_Job:_ In your copy, leave out the pictures; write out all the data exactly.
--
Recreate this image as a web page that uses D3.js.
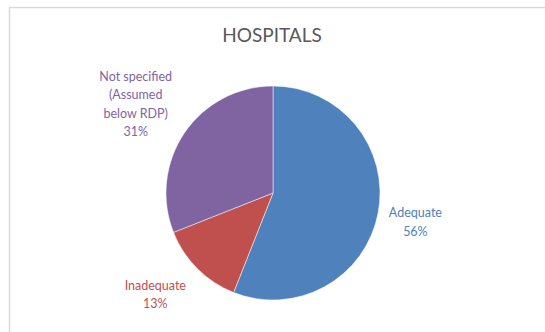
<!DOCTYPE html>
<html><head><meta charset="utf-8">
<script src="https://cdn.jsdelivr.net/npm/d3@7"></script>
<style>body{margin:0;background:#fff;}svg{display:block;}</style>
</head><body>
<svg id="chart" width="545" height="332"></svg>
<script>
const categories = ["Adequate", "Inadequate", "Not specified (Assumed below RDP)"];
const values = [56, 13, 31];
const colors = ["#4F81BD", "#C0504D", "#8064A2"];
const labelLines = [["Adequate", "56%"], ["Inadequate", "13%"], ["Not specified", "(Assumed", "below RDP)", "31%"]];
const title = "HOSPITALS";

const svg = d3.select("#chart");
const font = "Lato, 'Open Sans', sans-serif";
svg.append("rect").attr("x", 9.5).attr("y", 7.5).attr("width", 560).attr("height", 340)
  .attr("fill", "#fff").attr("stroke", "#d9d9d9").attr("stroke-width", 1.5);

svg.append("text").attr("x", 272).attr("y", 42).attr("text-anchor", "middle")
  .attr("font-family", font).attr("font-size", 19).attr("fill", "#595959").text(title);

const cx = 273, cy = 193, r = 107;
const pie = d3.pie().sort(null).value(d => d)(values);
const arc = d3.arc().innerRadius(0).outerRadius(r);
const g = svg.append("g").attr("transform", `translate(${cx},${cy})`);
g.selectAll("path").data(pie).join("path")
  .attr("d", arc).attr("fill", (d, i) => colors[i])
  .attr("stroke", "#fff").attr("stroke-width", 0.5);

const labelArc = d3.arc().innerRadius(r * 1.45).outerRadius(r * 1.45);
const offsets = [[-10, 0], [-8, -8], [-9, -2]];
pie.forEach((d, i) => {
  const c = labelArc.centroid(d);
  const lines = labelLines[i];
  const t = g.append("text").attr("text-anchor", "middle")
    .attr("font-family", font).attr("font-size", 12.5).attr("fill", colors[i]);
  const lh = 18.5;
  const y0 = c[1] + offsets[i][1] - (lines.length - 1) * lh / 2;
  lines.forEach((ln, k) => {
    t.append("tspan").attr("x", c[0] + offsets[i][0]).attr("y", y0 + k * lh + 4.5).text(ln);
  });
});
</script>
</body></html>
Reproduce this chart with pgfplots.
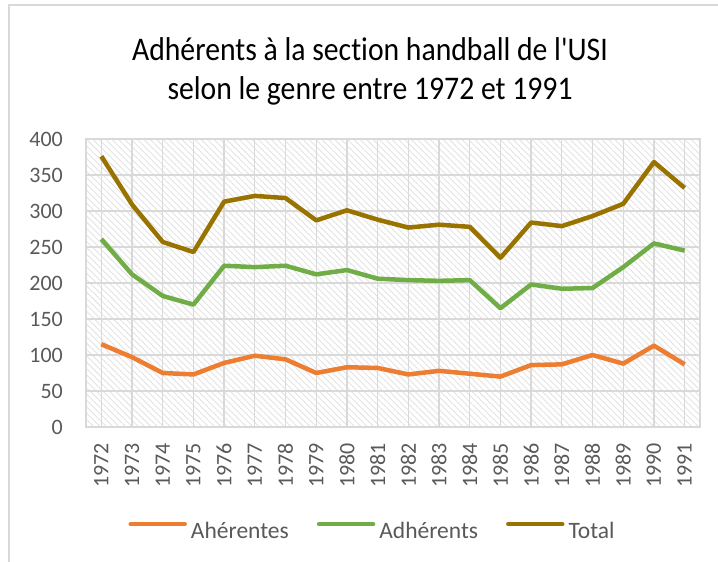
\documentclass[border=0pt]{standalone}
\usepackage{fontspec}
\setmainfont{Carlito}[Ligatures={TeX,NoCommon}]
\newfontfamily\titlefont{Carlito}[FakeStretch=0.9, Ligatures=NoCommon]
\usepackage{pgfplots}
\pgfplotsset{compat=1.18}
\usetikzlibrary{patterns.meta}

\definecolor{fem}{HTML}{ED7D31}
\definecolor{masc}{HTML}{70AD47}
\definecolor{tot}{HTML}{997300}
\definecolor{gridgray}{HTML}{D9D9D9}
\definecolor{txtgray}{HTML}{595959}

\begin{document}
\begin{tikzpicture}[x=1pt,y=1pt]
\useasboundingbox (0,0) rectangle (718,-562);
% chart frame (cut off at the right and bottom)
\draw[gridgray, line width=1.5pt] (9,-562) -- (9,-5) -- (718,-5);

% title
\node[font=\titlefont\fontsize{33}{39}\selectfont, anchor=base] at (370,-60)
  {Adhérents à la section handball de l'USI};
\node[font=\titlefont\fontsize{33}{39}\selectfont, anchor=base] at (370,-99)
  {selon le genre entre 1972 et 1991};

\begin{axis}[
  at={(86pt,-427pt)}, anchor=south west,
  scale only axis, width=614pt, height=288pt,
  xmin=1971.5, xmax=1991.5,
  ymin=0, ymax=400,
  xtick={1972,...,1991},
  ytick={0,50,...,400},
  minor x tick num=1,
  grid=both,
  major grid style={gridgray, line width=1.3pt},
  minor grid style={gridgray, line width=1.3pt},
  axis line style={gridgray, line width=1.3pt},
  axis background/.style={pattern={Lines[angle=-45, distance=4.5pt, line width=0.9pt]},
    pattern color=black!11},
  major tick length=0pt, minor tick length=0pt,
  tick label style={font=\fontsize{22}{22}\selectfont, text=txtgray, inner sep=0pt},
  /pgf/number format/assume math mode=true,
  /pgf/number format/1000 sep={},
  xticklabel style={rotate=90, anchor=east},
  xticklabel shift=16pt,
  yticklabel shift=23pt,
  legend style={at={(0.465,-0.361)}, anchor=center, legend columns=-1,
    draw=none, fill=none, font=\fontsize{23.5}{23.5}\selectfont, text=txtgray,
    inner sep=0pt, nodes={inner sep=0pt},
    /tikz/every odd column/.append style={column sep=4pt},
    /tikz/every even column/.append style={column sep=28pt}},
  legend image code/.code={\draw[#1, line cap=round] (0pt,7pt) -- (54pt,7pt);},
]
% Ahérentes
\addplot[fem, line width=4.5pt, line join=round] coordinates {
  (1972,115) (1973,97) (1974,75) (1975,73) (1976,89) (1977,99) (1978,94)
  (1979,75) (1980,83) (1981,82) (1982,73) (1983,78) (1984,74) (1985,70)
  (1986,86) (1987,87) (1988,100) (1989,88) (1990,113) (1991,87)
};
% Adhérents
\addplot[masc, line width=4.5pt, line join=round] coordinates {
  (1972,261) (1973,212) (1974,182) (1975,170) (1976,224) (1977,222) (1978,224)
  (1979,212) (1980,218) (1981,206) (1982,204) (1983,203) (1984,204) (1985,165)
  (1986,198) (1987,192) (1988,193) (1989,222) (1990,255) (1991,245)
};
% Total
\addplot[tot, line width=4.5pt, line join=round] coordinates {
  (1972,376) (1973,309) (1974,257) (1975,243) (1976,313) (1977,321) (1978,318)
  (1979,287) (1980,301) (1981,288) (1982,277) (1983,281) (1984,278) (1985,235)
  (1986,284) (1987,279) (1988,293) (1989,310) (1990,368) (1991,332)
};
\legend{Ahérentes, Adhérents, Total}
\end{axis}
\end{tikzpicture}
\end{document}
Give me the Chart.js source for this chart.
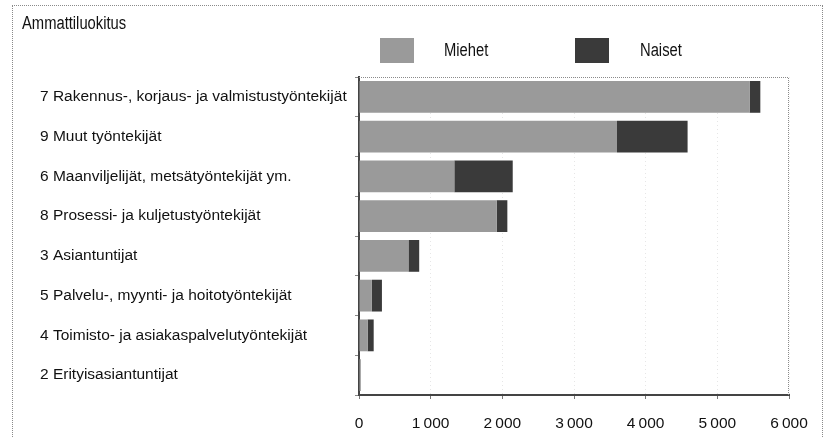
--
_Solved exercise:_
Recreate this image as a web page that uses D3.js.
<!DOCTYPE html>
<html><head><meta charset="utf-8">
<script src="https://cdn.jsdelivr.net/npm/d3@7"></script>
<style>body{margin:0;background:#fff;}svg{display:block;}</style>
</head><body>
<svg id="chart" width="545" height="332"></svg>
<script>
const categories = ["Adequate", "Inadequate", "Not specified (Assumed below RDP)"];
const values = [56, 13, 31];
const colors = ["#4F81BD", "#C0504D", "#8064A2"];
const labelLines = [["Adequate", "56%"], ["Inadequate", "13%"], ["Not specified", "(Assumed", "below RDP)", "31%"]];
const title = "HOSPITALS";

const svg = d3.select("#chart");
const font = "Lato, 'Open Sans', sans-serif";
svg.append("rect").attr("x", 9.5).attr("y", 7.5).attr("width", 560).attr("height", 340)
  .attr("fill", "#fff").attr("stroke", "#d9d9d9").attr("stroke-width", 1.5);

svg.append("text").attr("x", 272).attr("y", 42).attr("text-anchor", "middle")
  .attr("font-family", font).attr("font-size", 19).attr("fill", "#595959").text(title);

const cx = 273, cy = 193, r = 107;
const pie = d3.pie().sort(null).value(d => d)(values);
const arc = d3.arc().innerRadius(0).outerRadius(r);
const g = svg.append("g").attr("transform", `translate(${cx},${cy})`);
g.selectAll("path").data(pie).join("path")
  .attr("d", arc).attr("fill", (d, i) => colors[i])
  .attr("stroke", "#fff").attr("stroke-width", 0.5);

const labelArc = d3.arc().innerRadius(r * 1.45).outerRadius(r * 1.45);
const offsets = [[-10, 0], [-8, -8], [-9, -2]];
pie.forEach((d, i) => {
  const c = labelArc.centroid(d);
  const lines = labelLines[i];
  const t = g.append("text").attr("text-anchor", "middle")
    .attr("font-family", font).attr("font-size", 12.5).attr("fill", colors[i]);
  const lh = 18.5;
  const y0 = c[1] + offsets[i][1] - (lines.length - 1) * lh / 2;
  lines.forEach((ln, k) => {
    t.append("tspan").attr("x", c[0] + offsets[i][0]).attr("y", y0 + k * lh + 4.5).text(ln);
  });
});
</script>
</body></html>
Reproduce this chart with pgfplots.
\documentclass[border=0pt]{standalone}
\usepackage{fontspec}
\setmainfont{Carlito}[Ligatures={TeX,NoCommon}]
\newfontfamily\titlefont{Carlito}[FakeStretch=0.9, Ligatures=NoCommon]
\usepackage{pgfplots}
\pgfplotsset{compat=1.18}
\usetikzlibrary{patterns.meta}

\definecolor{fem}{HTML}{ED7D31}
\definecolor{masc}{HTML}{70AD47}
\definecolor{tot}{HTML}{997300}
\definecolor{gridgray}{HTML}{D9D9D9}
\definecolor{txtgray}{HTML}{595959}

\begin{document}
\begin{tikzpicture}[x=1pt,y=1pt]
\useasboundingbox (0,0) rectangle (718,-562);
% chart frame (cut off at the right and bottom)
\draw[gridgray, line width=1.5pt] (9,-562) -- (9,-5) -- (718,-5);

% title
\node[font=\titlefont\fontsize{33}{39}\selectfont, anchor=base] at (370,-60)
  {Adhérents à la section handball de l'USI};
\node[font=\titlefont\fontsize{33}{39}\selectfont, anchor=base] at (370,-99)
  {selon le genre entre 1972 et 1991};

\begin{axis}[
  at={(86pt,-427pt)}, anchor=south west,
  scale only axis, width=614pt, height=288pt,
  xmin=1971.5, xmax=1991.5,
  ymin=0, ymax=400,
  xtick={1972,...,1991},
  ytick={0,50,...,400},
  minor x tick num=1,
  grid=both,
  major grid style={gridgray, line width=1.3pt},
  minor grid style={gridgray, line width=1.3pt},
  axis line style={gridgray, line width=1.3pt},
  axis background/.style={pattern={Lines[angle=-45, distance=4.5pt, line width=0.9pt]},
    pattern color=black!11},
  major tick length=0pt, minor tick length=0pt,
  tick label style={font=\fontsize{22}{22}\selectfont, text=txtgray, inner sep=0pt},
  /pgf/number format/assume math mode=true,
  /pgf/number format/1000 sep={},
  xticklabel style={rotate=90, anchor=east},
  xticklabel shift=16pt,
  yticklabel shift=23pt,
  legend style={at={(0.465,-0.361)}, anchor=center, legend columns=-1,
    draw=none, fill=none, font=\fontsize{23.5}{23.5}\selectfont, text=txtgray,
    inner sep=0pt, nodes={inner sep=0pt},
    /tikz/every odd column/.append style={column sep=4pt},
    /tikz/every even column/.append style={column sep=28pt}},
  legend image code/.code={\draw[#1, line cap=round] (0pt,7pt) -- (54pt,7pt);},
]
% Ahérentes
\addplot[fem, line width=4.5pt, line join=round] coordinates {
  (1972,115) (1973,97) (1974,75) (1975,73) (1976,89) (1977,99) (1978,94)
  (1979,75) (1980,83) (1981,82) (1982,73) (1983,78) (1984,74) (1985,70)
  (1986,86) (1987,87) (1988,100) (1989,88) (1990,113) (1991,87)
};
% Adhérents
\addplot[masc, line width=4.5pt, line join=round] coordinates {
  (1972,261) (1973,212) (1974,182) (1975,170) (1976,224) (1977,222) (1978,224)
  (1979,212) (1980,218) (1981,206) (1982,204) (1983,203) (1984,204) (1985,165)
  (1986,198) (1987,192) (1988,193) (1989,222) (1990,255) (1991,245)
};
% Total
\addplot[tot, line width=4.5pt, line join=round] coordinates {
  (1972,376) (1973,309) (1974,257) (1975,243) (1976,313) (1977,321) (1978,318)
  (1979,287) (1980,301) (1981,288) (1982,277) (1983,281) (1984,278) (1985,235)
  (1986,284) (1987,279) (1988,293) (1989,310) (1990,368) (1991,332)
};
\legend{Ahérentes, Adhérents, Total}
\end{axis}
\end{tikzpicture}
\end{document}
Give me the Chart.js source for this chart.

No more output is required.